Trust deficit levels between Moscow and Washington remain high to envision any progress on arms control negotiations. Sergey Lavrov, Russian Foreign Minister, has stressed that if Ukraine goes nuclear, Russia “cannot but react to this real danger.” US officials share Russian scepticism. As Mallory Stewart, US Assistant Secretary of State for Arms Control, Verification, and Compliance noted recently, “With [Russia’s] illegal invasion of Ukraine and their continued, horrific 17th century activities, it’s very hard to figure out how we can sit and think that our diplomacy will be taken seriously on that side.”
This air of uncertainty over arms control is directly feeding not just the Russian and American drive to diversify and refine their nuclear arsenal but also Beijing, as the SIPRI report has noted. In the last decade, China has advanced its nuclear triad capabilities—from historically strong land-based intercontinental ballistic missiles to inducting Julang-2 submarine-launched ballistic missiles and planned introduction of the Xian H-20 strategic stealth bomber. These developments are, in turn, driving India’s nuclear modernisation efforts.
The major powers’ nuclear modernisation is coupled with their efforts to develop offensive capabilities in domains like cyber and space. However, these domains have no effective arms control agreement as such. It can be argued that major powers are benefitting from the lack of any arms control framework in these domains, particularly Russia and China in cyberspace. These dynamics, therefore, are posing newer challenges to deterrence stability. Besides, any contemporary arms control will inevitably entail levels of intrusive inspection, which will not be acceptable to any of the major powers. This makes the prospects of any arms control agreement, nuclear or otherwise, even slimmer.

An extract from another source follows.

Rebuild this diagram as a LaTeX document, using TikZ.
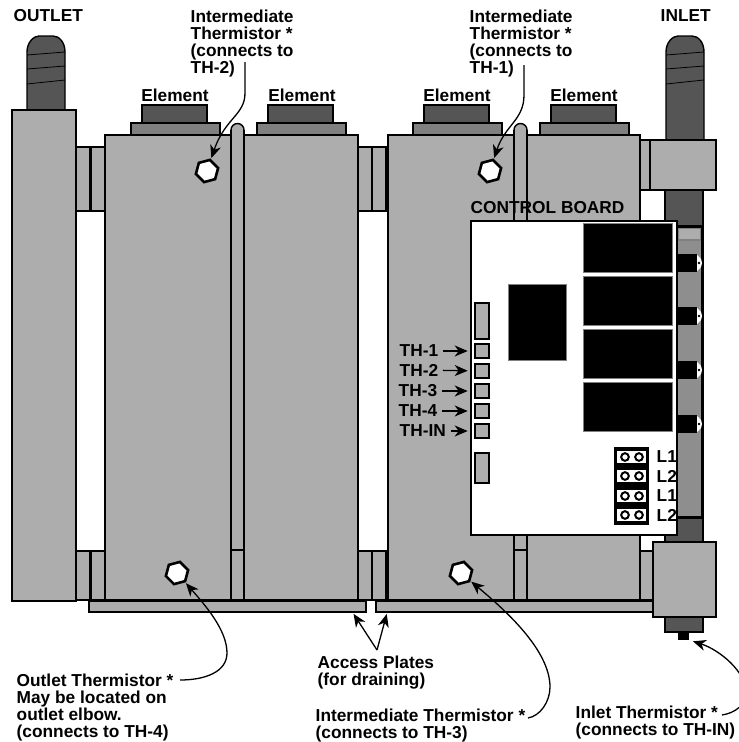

The major powers’ scepticism on arms control is also reflected in the bleak outlook for nuclear disarmament. In February 2021, the United Nations-negotiated Treaty on the Prohibition of Nuclear Weapons (TPNW) entered into force. This treaty prohibits participation in any nuclear weapon-related activities, thereby trying to grapple with the issue of prestige associated with nuclear weapons. However, none of the nuclear powers has acceded to it, meaning the TPNW essentially forbids these activities for countries that do not even have nuclear capabilities.
The TPNW’s conditions reflect those of the Nuclear Non-Proliferation Treaty and the Comprehensive Test Ban Treaty, which put the onus of nuclear non-proliferation on non-nuclear powers without commensurate responsibility on nuclear powers. This makes the TPNW irrelevant to disarmament and the normative issues associated with nuclear weapons.
Perhaps, only an escalation or a crisis, similar to the Cuban Missile Crisis of 1962, may break this cycle and trigger interest in arms control and non-proliferation. Alternatively, even the realisation on the part of the major powers that what you can do to others can also be done to you—sort of a mutually assured destruction logic of deterrence—can potentially compel them to try their hand in institutionalising the nuclear restraint through an agreement This will create an enabling condition for strategic stability in Southern Asia.